ECE 511: Analog Electronics

• Beginning graduate-level course covering the following topics: MOS device physics review, single-stage amplifiers, bias networks, operational amplifiers, feedback networks, frequency response, stability, and noise. [course catalog].
• Text: (choose ONE of the following)
  • Carusone, Johns, and Martin, Analog Integrated Circuit Design, 2nd ed., Wiley, 2012.
  • Gray, Hurst, Lewis, and Meyer, Analysis and Design of Analog Integrated Circuits, 5th ed., Wiley, 2009.
• I teach this course every Fall semester.
• Distance education sections have been offered from 2011 onward.

ECE 712: Integrated Circuits for Wireless Communications

• Advanced graduate-level course covering the following topics: silicon IC technology choices, integrated passive components, matching networks, distributed circuits, RF amplifiers, noise parameters, active and passive mixers, receivers, transmitters, phase-locked loops, and voltage-controlled oscillators  [course catalog].
• Text: Behzad Razavi, RF Microelectronics, 2nd edition, Prentice Hall, New Jersey, 2012
• I teach this course every Spring semester.
• Distance education sections have been offered from 2012 onward.

ECE 792: Design of Millimeter-Wave Integrated Circuits and Systems

• Special-topics graduate-level course covering the following topics: silicon IC technology at mmWave, radio link budgets, beamformers, amplifiers, phase shifters, oscillators, mixers, transmit/receive front-ends, phased-arrays, receivers, transmitters, radars, and radiometers.

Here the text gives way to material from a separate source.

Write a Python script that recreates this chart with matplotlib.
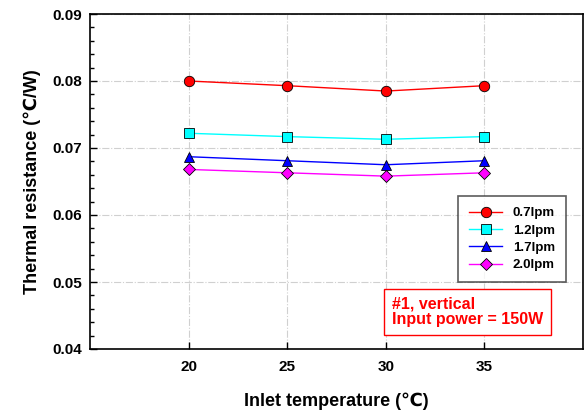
#!/usr/bin/env python

"""
Thermal resistance vs inlet temperature for four flow rates
"""

import numpy as np
import matplotlib
matplotlib.use("Agg")
import matplotlib.pyplot as plt
from matplotlib.ticker import MultipleLocator

inlet_temp = [20, 25, 30, 35]
r_07 = [0.0800, 0.0793, 0.0785, 0.0793]
r_12 = [0.0722, 0.0717, 0.0713, 0.0717]
r_17 = [0.0687, 0.0681, 0.0675, 0.0681]
r_20 = [0.0668, 0.0663, 0.0658, 0.0663]
labels = ["0.7lpm", "1.2lpm", "1.7lpm", "2.0lpm"]


def main():

    plt.rcParams["font.family"] = ["Liberation Sans", "DejaVu Sans"]
    plt.rcParams["font.weight"] = "bold"

    fig = plt.figure(figsize=(5.85, 4.16), dpi=100)
    ax = fig.add_axes([90/585, 1-349/416, 493/585, 335/416])

    series = [r_07, r_12, r_17, r_20]
    colours = ["red", "cyan", "blue", "magenta"]
    markers = ["o", "s", "^", "D"]
    msizes = [7.5, 7, 7.5, 6]

    for vals, c, m, ms, lab in zip(series, colours, markers, msizes, labels):
        ax.plot(inlet_temp, vals, color=c, lw=1, marker=m, ms=ms,
                mfc=c, mec="black", mew=0.6, label=lab)

    ax.set_xlim(15, 40)
    ax.set_ylim(0.04, 0.09)
    ax.set_xticks(inlet_temp)
    ax.yaxis.set_major_locator(MultipleLocator(0.01))
    ax.yaxis.set_minor_locator(MultipleLocator(0.002))
    ax.yaxis.set_major_formatter(plt.FormatStrFormatter("%.2f"))
    ax.tick_params(which="both", direction="in", labelsize=11, width=1)
    ax.tick_params(which="major", length=5, pad=6)
    ax.tick_params(which="minor", length=3)
    ax.tick_params(axis="x", pad=8)
    for lab in ax.get_xticklabels() + ax.get_yticklabels():
        lab.set_fontweight("bold")

    ax.grid(True, which="major", color="#d0d0d0", ls="-.", lw=0.8)
    ax.set_axisbelow(True)
    for sp in ax.spines.values():
        sp.set_linewidth(1.2)

    ax.set_xlabel("Inlet temperature (\u2103)", fontsize=13, fontweight="bold",
                  labelpad=13)
    ax.set_ylabel("Thermal resistance (\u2103/W)", fontsize=13,
                  fontweight="bold", labelpad=8)

    leg = ax.legend(loc="upper left", bbox_to_anchor=(368/493, 1-(196-14)/335),
                    frameon=True, fancybox=False,
                    handlelength=2.5, handletextpad=0.8, borderpad=0.85,
                    labelspacing=0.38, borderaxespad=0.0,
                    prop={"weight": "bold", "size": 9.5})
    leg.get_frame().set_edgecolor("#333333")
    leg.get_frame().set_linewidth(1.2)

    ax.text(0.612, 0.11, "#1, vertical\nInput power = 150W", color="red",
            fontsize=11.5, fontweight="bold", transform=ax.transAxes,
            va="center", ha="left", linespacing=1.05,
            bbox=dict(boxstyle="square,pad=0.5", fc="white", ec="red", lw=1))

    fig.savefig("out.png", dpi=100)


if __name__ == "__main__":

    main()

Emphasis will be placed on differences encountered in mmWave IC design as compared to RFIC design due to technology capabilities and/or application requirements.
• Text: Sorin Voinigescu, High-Frequency Integrated Circuits, 1st ed., Cambridge, 2013
• I plan to teach this course in Spring semesters every other year, beginning in Spring 2018.
• Distance education sections will be offered from 2021 onward.